The reality is, distribution variables are “slippery” in a way that deterministic variables are not. They do not have a set value, so if their position on the x axis and their colour are not set by the sample outcome…. what are they set by? The reality, is, if you want the random variables anchored to something, YOU need to decide what to anchor them to. You need to decide what your random variables are conditional on. If you want them conditional on the deterministic true value, you need to do that. Here is an example where they are anchored to the ground truth value and we colour by the prediction.
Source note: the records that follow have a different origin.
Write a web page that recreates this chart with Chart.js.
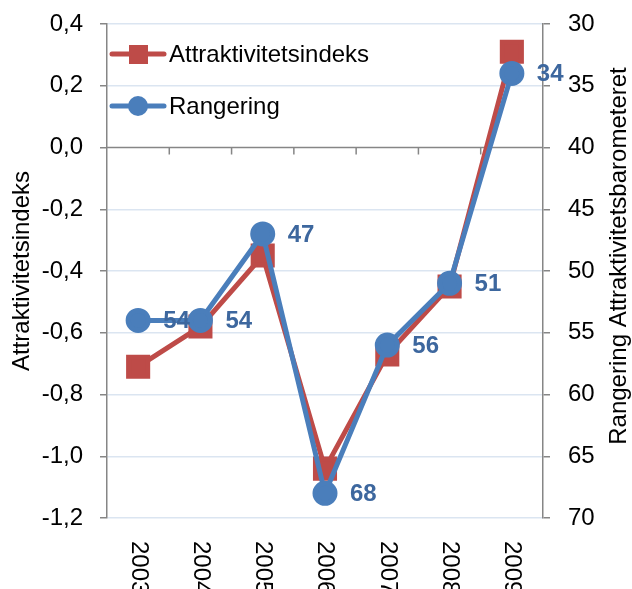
<!DOCTYPE html>
<html>
<head>
<meta charset="utf-8">
<script src="https://cdn.jsdelivr.net/npm/chart.js@4/dist/chart.umd.min.js"></script>
<style>
  body { margin: 0; background: #fff; }
  canvas { display: block; }
</style>
</head>
<body>
<canvas id="myChart" width="632" height="589"></canvas>
<script>
// Years on the x axis
const years = ["2003", "2004", "2005", "2006", "2007", "2008", "2009"];

// Index values (left axis)
const indeks = [-0.71, -0.58, -0.35, -1.04, -0.67, -0.45, 0.31];

// Ranking (right axis, reversed)
const rangering = [54, 54, 47, 68, 56, 51, 34];

const FONT = "'Liberation Sans', Arial, sans-serif";
const RED = "#be4b48";
const BLUE = "#4a7ebb";
const LABEL_BLUE = "#3d679e";
const AXIS_GREY = "#868686";
const GRID_BLUE = "#dbe5f1";

// Comma as decimal separator on the left axis
function comma(v) {
    return v.toFixed(1).replace(".", ",").replace("-0,0", "0,0");
}

// Fixed axis widths, and no extra room reserved for the end labels
function fixWidth(w) {
    return function (s) {
        s.width = w;
        s.paddingTop = 0;
        s.paddingBottom = 0;
    };
}

// Draws the zero line, category ticks, year labels, axis titles, value labels and legend
const extras = {
    id: "extras",
    beforeDatasetsDraw(chart) {
        const ctx = chart.ctx;
        const y = chart.scales.y;
        const area = chart.chartArea;
        const y0 = y.getPixelForValue(0);
        ctx.save();
        ctx.strokeStyle = AXIS_GREY;
        ctx.lineWidth = 1.5;
        ctx.beginPath();
        ctx.moveTo(area.left, y0);
        ctx.lineTo(area.right, y0);
        const step = (area.right - area.left) / years.length;
        for (let i = 1; i < years.length; i++) {
            const px = area.left + step * i;
            ctx.moveTo(px, y0);
            ctx.lineTo(px, y0 + 7);
        }
        ctx.stroke();
        ctx.restore();
    },
    afterDraw(chart) {
        const ctx = chart.ctx;
        const x = chart.scales.x;
        const y1 = chart.scales.y1;
        const area = chart.chartArea;
        ctx.save();

        // year labels, turned to read downwards
        ctx.fillStyle = "#000";
        ctx.font = "24px " + FONT;
        ctx.textAlign = "left";
        ctx.textBaseline = "middle";
        years.forEach(function (yr, i) {
            ctx.save();
            ctx.translate(x.getPixelForValue(i), area.bottom + 23);
            ctx.rotate(Math.PI / 2);
            ctx.fillText(yr, 0, 0);
            ctx.restore();
        });

        // axis titles
        ctx.textAlign = "center";
        ctx.save();
        ctx.translate(22, 271);
        ctx.rotate(-Math.PI / 2);
        ctx.fillText("Attraktivitetsindeks", 0, 0);
        ctx.restore();
        ctx.save();
        ctx.translate(619, 256);
        ctx.rotate(-Math.PI / 2);
        ctx.fillText("Rangering Attraktivitetsbarometeret", 0, 0);
        ctx.restore();

        // ranking values next to the points
        ctx.fillStyle = LABEL_BLUE;
        ctx.font = "bold 24px " + FONT;
        ctx.textAlign = "left";
        rangering.forEach(function (v, i) {
            ctx.fillText(String(v), x.getPixelForValue(i) + 25, y1.getPixelForValue(v) + 1);
        });

        // legend
        ctx.lineWidth = 5;
        ctx.lineCap = "round";
        ctx.strokeStyle = RED;
        ctx.beginPath();
        ctx.moveTo(112, 54);
        ctx.lineTo(164, 54);
        ctx.stroke();
        ctx.fillStyle = RED;
        ctx.fillRect(129, 45, 19, 19);
        ctx.strokeStyle = BLUE;
        ctx.beginPath();
        ctx.moveTo(112, 106);
        ctx.lineTo(164, 106);
        ctx.stroke();
        ctx.fillStyle = BLUE;
        ctx.beginPath();
        ctx.arc(138, 106, 10, 0, Math.PI * 2);
        ctx.fill();

        ctx.fillStyle = "#000";
        ctx.font = "24px " + FONT;
        ctx.textBaseline = "middle";
        ctx.fillText("Attraktivitetsindeks", 169, 55);
        ctx.fillText("Rangering", 169, 107);
        ctx.restore();
    }
};

new Chart("myChart", {
    type: "line",
    data: {
        labels: years,
        datasets: [{
            label: "Rangering",
            data: rangering,
            yAxisID: "y1",
            borderColor: BLUE,
            backgroundColor: BLUE,
            borderWidth: 5,
            pointStyle: "circle",
            pointRadius: 10,
            pointHoverRadius: 10,
            tension: 0,
            order: 0
        }, {
            label: "Attraktivitetsindeks",
            data: indeks,
            yAxisID: "y",
            borderColor: RED,
            backgroundColor: RED,
            borderWidth: 5,
            pointStyle: "rect",
            pointRadius: 13.5,
            pointHoverRadius: 13.5,
            tension: 0,
            order: 1
        }]
    },
    options: {
        responsive: false,
        animation: false,
        devicePixelRatio: 1,
        layout: { padding: { top: 24 } },
        plugins: {
            legend: { display: false },
            tooltip: { enabled: false }
        },
        scales: {
            x: {
                offset: true,
                grid: { display: false },
                border: { display: false },
                ticks: { display: false },
                afterFit: function (s) { s.height = 71; }
            },
            y: {
                position: "left",
                min: -1.2,
                max: 0.4,
                ticks: {
                    stepSize: 0.2,
                    color: "#000",
                    padding: 17,
                    font: { family: FONT, size: 24 },
                    callback: function (v) { return comma(v); }
                },
                grid: {
                    color: function (c) {
                        return Math.abs(c.tick.value) < 1e-9 ? "rgba(0,0,0,0)" : GRID_BLUE;
                    },
                    lineWidth: 1.5,
                    tickColor: AXIS_GREY,
                    tickLength: 7
                },
                border: { color: AXIS_GREY, width: 1.5 },
                afterFit: fixWidth(107)
            },
            y1: {
                position: "right",
                reverse: true,
                min: 30,
                max: 70,
                ticks: {
                    stepSize: 5,
                    color: "#000",
                    padding: 18,
                    font: { family: FONT, size: 24 }
                },
                grid: {
                    drawOnChartArea: false,
                    tickColor: AXIS_GREY,
                    tickLength: 7,
                    lineWidth: 1.5
                },
                border: { color: AXIS_GREY, width: 1.5 },
                afterFit: fixWidth(89)
            }
        }
    },
    plugins: [extras]
});
</script>
</body>
</html>
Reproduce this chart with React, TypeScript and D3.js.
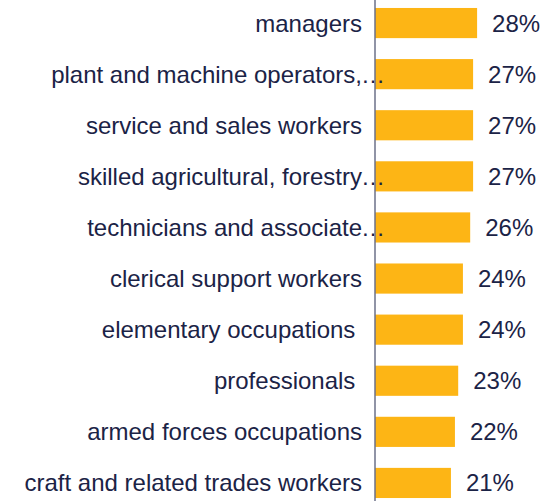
import React from "react";
import * as d3 from "d3";

const categories = [
  "managers",
  "plant and machine operators,",
  "service and sales workers",
  "skilled agricultural, forestry",
  "technicians and associate",
  "clerical support workers",
  "elementary occupations ",
  "professionals ",
  "armed forces occupations",
  "craft and related trades workers",
];
const truncated = [false, true, false, true, true, false, false, false, false, false];
const values = [28.1, 27.0, 27.0, 27.0, 26.2, 24.2, 24.2, 22.9, 22.0, 20.9];
const valueLabels = ["28%", "27%", "27%", "27%", "26%", "24%", "24%", "23%", "22%", "21%"];

const W = 548;
const H = 501;
const FONT = "'Liberation Sans', Arial, sans-serif";
const TEXT = "#1b2346";
const BAR = "#FDB515";
const AXIS = "#6b7088";

export default function App() {
  const x = d3.scaleLinear().domain([0, 30]).range([375, 375 + 109]);
  const y = d3
    .scaleBand<string>()
    .domain(categories)
    .range([-2.5, 508.5])
    .paddingInner(0.41)
    .paddingOuter(0.205);
  const bw = y.bandwidth();

  return (
    <svg
      width={W}
      height={H}
      style={{ position: "absolute", left: 0, top: 0, background: "#fff" }}
      fontFamily={FONT}
    >
      {categories.map((c, i) => (
        <rect
          key={"b" + i}
          x={x(0)}
          y={y(c)!}
          width={x(values[i]) - x(0)}
          height={bw}
          fill={BAR}
        />
      ))}
      {categories.map((c, i) => {
        const cy = y(c)! + bw / 2;
        return (
          <g key={"l" + i}>
            <text
              x={362}
              y={cy}
              textAnchor="end"
              dominantBaseline="central"
              fontSize={24}
              fill={TEXT}
              style={{ whiteSpace: "pre" }}
            >
              {c}
            </text>
            {truncated[i] && (
              <text
                x={361}
                y={cy}
                textAnchor="start"
                dominantBaseline="central"
                fontSize={24}
                fill={TEXT}
              >
                …
              </text>
            )}
          </g>
        );
      })}
      <line x1={375} x2={375} y1={0} y2={H} stroke={AXIS} strokeWidth={1.5} />
      {categories.map((c, i) => (
        <text
          key={"v" + i}
          x={x(values[i]) + 15}
          y={y(c)! + bw / 2}
          dominantBaseline="central"
          fontSize={24}
          fill={TEXT}
        >
          {valueLabels[i]}
        </text>
      ))}
    </svg>
  );
}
p1 <- ggplot(diamonds_pred, aes(x=cut_true)) +
  geom_bar() +
  ggtitle("No colour randomness")

p2 <- ggplot(diamonds_pred, aes(x=cut_true)) +
  geom_bar_sample(aes(fill= cut_pred), times=100, 
                  position= "stack_dodge") +
  scale_fill_brewer(palette = "Set1") +
  ggtitle("Random colour (dodge)")

p3 <- ggplot(diamonds_pred, aes(x=cut_true)) +
  geom_bar_sample(aes(fill= cut_pred), times=100, alpha=0.1,
                  position= "stack_identity") +
  scale_fill_brewer(palette = "Set1") +
  ggtitle("Random colour (identity)")

p2 | p3

The height of the bar represents the total number of values predicted as that class, and the proportion of the the bar that is filled in as that colour represents the probability that the observation is that class. You will notice that the y-axis now represents the count of a deterministic variable (so there is no random variation and it is easy to read) but the colour is random, so it does have variation.